Xi Jinping taps top lieutenant to lead third-generation chip development in battle against US sanctions
- Chinese President Xi Jinping picks economic adviser Liu He to lead the country’s efforts to spur a new generation of chip development in self-sufficiency push
- Looking beyond traditional silicon-based chips gives China its best chance at overcoming hurdles from US sanctions and resistance from other countries

Chinese President Xi Jinping is renewing his years-long push to achieve technology self-sufficiency by tapping a top deputy to shepherd a key initiative aimed at helping domestic chip makers overcome US sanctions.
Liu He, Xi’s economic tsar whose sprawling portfolio spans trade to finance and technology, has been tapped to spearhead the development of so-called third-generation chip development and capabilities and is leading the formulation of a series of financial and policy supports for the technology, according to people with knowledge of the matter.

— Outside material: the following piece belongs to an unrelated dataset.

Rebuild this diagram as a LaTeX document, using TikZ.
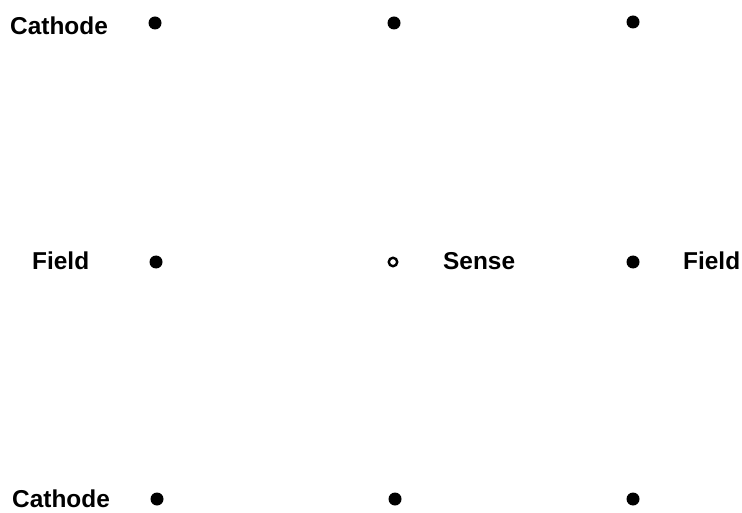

It’s a nascent field that relies on newer materials and gear beyond traditional silicon and is currently an arena where no company or nation yet dominates, offering Beijing one of its best chances to sidestep the hurdles slapped on its chipmaking industry by the US and its allies. The sanctions, which emerged during Donald Trump’s presidency, have already smothered Huawei Technologies Co’s smartphone business and will impede longer-term efforts by chip makers from Huawei’s HiSilicon to Semiconductor Manufacturing International Corp to migrate toward more advanced wafer fabrication technologies, threatening China’s technological ambitions.
“China is the world’s largest user of chips, so supply chain security is of high priority,” said Gu Wenjun, chief analyst at research firm ICwise. “It’s not possible for any country to control the entire supply chain, but a country’s effort is definitely stronger than a single company.”

The involvement of one of Xi’s most-trusted lieutenants in China’s chip efforts highlights the importance accorded by Beijing to the initiative, which is gaining urgency as rivals from the US to Japan and South Korea scramble to shore up their own industries. The Chinese president has long called upon his Harvard-educated adviser to tackle matters of top national priority, making him the chief representative in trade negotiations with the US as well as chairman of the Financial Stability and Development Committee, where Liu leads the charge to curb risks in the nation’s US$5-trillion-plus financial sector.